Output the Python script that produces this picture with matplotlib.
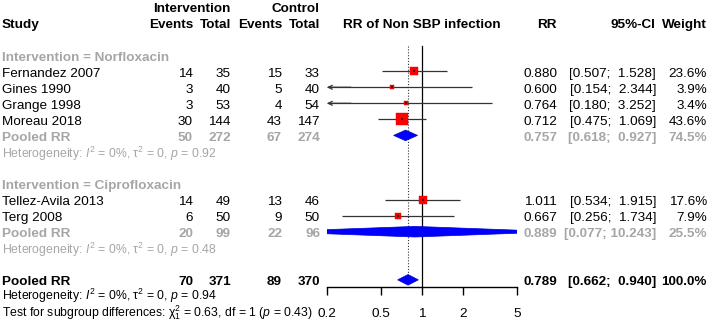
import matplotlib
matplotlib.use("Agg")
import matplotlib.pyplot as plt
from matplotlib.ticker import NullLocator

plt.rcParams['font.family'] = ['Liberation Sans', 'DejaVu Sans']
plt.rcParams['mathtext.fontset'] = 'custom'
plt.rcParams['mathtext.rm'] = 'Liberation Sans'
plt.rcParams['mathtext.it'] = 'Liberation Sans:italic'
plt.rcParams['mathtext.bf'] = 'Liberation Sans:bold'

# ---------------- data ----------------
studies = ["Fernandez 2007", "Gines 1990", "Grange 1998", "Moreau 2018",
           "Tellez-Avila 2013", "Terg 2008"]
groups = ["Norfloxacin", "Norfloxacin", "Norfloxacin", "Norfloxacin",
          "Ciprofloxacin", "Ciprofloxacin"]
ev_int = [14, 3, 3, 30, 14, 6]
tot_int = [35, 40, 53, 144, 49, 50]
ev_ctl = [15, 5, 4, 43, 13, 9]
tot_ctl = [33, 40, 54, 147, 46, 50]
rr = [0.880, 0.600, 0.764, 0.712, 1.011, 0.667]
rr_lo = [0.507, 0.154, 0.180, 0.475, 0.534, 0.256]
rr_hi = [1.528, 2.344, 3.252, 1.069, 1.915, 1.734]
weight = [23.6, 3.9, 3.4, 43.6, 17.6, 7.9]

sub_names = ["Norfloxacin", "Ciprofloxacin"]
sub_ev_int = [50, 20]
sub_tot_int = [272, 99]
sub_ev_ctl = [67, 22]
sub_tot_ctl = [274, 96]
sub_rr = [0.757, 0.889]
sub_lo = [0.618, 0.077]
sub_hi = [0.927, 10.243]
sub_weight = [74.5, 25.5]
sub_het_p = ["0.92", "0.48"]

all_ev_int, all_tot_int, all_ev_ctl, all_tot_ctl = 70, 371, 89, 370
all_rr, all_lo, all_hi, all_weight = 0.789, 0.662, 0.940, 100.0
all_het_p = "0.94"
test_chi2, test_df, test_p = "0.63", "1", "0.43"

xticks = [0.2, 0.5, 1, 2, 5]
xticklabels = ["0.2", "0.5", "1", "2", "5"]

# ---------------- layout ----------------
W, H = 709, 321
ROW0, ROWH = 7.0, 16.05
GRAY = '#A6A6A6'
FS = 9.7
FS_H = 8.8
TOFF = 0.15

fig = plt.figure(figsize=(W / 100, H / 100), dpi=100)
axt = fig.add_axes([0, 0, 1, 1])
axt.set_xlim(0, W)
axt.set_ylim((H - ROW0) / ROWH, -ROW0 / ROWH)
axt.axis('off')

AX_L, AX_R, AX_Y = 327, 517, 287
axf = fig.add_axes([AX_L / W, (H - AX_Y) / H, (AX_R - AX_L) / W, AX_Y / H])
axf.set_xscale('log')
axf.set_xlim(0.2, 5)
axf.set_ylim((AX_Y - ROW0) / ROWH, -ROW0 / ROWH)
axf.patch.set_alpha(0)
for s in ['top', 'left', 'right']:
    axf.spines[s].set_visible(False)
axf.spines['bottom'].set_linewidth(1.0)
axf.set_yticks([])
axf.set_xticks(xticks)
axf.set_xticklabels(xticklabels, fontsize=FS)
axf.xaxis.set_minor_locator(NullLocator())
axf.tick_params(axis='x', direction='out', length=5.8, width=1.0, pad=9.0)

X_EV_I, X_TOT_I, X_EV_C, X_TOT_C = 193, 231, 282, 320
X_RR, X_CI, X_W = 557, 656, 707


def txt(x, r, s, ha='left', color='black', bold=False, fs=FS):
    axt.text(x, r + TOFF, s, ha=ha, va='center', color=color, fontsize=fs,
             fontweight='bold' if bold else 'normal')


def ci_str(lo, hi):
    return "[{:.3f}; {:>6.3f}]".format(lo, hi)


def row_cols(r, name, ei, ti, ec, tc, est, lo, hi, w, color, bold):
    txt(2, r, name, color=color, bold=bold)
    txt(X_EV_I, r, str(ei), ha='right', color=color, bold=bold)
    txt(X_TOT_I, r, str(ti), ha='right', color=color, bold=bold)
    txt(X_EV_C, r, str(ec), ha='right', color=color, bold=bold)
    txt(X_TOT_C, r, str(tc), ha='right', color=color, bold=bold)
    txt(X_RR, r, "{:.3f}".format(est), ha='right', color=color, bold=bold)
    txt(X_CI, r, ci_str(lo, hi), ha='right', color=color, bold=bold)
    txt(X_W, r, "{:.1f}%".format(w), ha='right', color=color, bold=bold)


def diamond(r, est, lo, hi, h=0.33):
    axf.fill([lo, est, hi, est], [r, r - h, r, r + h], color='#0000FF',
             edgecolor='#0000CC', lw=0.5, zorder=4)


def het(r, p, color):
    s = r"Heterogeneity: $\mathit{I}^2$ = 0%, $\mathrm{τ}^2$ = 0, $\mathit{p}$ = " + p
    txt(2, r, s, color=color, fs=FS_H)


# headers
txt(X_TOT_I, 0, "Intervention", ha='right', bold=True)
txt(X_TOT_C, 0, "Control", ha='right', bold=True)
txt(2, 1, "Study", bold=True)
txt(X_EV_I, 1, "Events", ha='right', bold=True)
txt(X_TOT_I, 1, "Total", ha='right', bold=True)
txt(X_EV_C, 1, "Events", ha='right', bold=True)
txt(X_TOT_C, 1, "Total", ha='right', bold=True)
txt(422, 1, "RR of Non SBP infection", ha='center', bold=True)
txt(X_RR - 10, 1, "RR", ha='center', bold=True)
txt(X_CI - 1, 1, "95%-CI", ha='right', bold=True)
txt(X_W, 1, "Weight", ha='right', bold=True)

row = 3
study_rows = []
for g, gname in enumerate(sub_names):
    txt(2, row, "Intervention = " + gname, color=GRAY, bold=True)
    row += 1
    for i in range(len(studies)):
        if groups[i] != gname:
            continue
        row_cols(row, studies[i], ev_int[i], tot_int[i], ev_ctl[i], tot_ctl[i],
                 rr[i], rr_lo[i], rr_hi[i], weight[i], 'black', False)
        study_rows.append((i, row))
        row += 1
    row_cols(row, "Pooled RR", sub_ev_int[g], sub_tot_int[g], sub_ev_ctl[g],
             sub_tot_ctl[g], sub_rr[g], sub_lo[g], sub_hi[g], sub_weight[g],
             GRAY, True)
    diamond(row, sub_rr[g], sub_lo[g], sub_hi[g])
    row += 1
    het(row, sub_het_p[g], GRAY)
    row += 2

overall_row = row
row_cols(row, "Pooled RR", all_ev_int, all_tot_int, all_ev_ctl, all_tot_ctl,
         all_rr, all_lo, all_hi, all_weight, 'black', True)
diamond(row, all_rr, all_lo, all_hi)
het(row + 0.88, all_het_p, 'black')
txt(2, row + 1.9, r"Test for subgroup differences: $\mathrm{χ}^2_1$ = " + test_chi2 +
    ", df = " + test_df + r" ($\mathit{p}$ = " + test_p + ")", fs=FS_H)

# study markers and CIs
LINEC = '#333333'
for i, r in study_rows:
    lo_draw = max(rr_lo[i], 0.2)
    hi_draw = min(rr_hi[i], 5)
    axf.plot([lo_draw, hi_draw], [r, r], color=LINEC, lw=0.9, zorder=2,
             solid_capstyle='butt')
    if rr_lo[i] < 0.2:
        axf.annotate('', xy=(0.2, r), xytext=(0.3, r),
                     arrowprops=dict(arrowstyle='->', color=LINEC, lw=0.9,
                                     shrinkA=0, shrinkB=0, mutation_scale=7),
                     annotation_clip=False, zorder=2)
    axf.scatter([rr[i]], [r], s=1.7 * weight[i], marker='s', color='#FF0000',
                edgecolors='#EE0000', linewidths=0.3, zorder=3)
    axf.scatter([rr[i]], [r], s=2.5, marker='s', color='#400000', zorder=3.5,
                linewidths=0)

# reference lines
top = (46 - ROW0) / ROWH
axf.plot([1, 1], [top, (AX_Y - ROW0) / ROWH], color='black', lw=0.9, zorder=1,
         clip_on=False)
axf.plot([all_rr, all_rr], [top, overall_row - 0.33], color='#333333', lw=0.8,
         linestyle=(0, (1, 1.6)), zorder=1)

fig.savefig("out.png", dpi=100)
+++++
__Exercise task__. Reproduce the data above word for word from its first line through the line that holds "from matplotlib.ticker import NullLocator", both ends included; skip pictures.

__Full output__.
Output the Python script that produces this picture with matplotlib.
import matplotlib
matplotlib.use("Agg")
import matplotlib.pyplot as plt
from matplotlib.ticker import NullLocator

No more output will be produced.